Moving to Canada after growing up for 12 years in a developing country has been such a huge blessing in my life. I truly didn’t appreciate the significance of the support system that Canada has in place for people who are blind or partially sighted when I first moved here in 2014. My first experience of the support system in place for people who are blind or partially sighted was Blind Beginnings, to which I was introduced by a friend.
The amount of support at Blind Beginnings is incredible, and I couldn’t be any more grateful to have so many programs the readily available to me and that’s because I didn’t have a support system growing up in a developing country. Which brings me to my first point, my school life and experiences. From Kindergarten to my Sixth grade (after which I move to Canada), I never had any support in terms of braille. In order to get large print books, it would take months in advance for them to order and produce it. In Canada, people who are blind or partially sighted get a Vision Teacher who teaches them how to navigate their school life and a Mobility Teacher which shows them how to navigate the outside world. These two were foreign to me when I first moved to Canada. The concept of having two different teachers in place especially for me because of my vision was totally crazy.

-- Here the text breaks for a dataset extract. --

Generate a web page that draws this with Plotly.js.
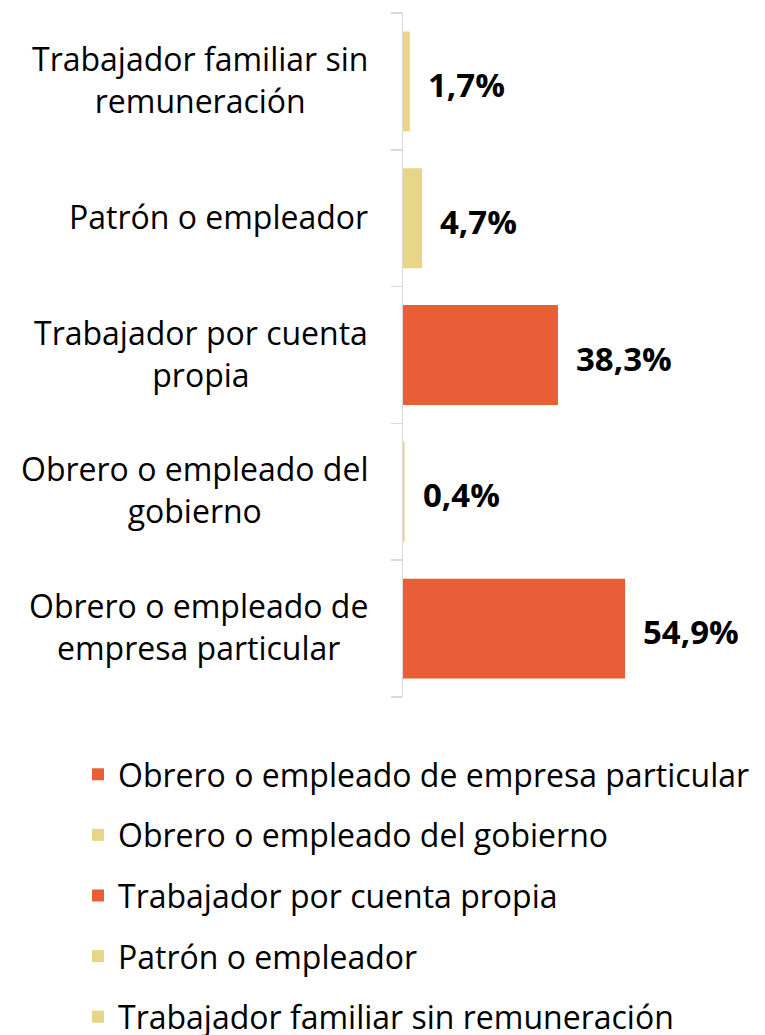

Back in my hometown we barely had any experience with working alongside Vision teachers, something that is very readily available for students in Canada at every school district. The subject of students brings me to other fellow blind people in my life before moving to Canada. To make a long story short, I was not in contact with any other blind students during my school life or social life. In fact, the lack of support was so significant that I didn’t truly realize that I had a difference in my vision to begin with. The lack of support was so normalized that I didn’t see a difference between me and the other kids, which, on its own is good, but the struggles I still had to go through that my peers didn’t, made it hard.
The concept of having a white cane was something I hadn’t even heard. I didn’t even get the opportunity to hold one until I moved to Canada. In my 12 years of living in a developing country, at most I might have only seen one or two people who were using a cane in the street. In a developing country, traffic lights for pedestrians doesn’t exist, there are no chirping sounds, tactile indicators, or even visual cues for sighted people. People gamble with their lives every day when crossing the street, I could not imagine how a totally blind person would be able to independently go outside without getting hit by a car. It is an incredibly visual world and people with any kind of disability as a matter fact are a minority, and that’s speaking generously. I am so wonderfully blessed to have moved to Canada and to have come to a great organization like Blind Beginnings, where support is so readily available and I am so happy to see school-aged children getting the support here that I never did back home.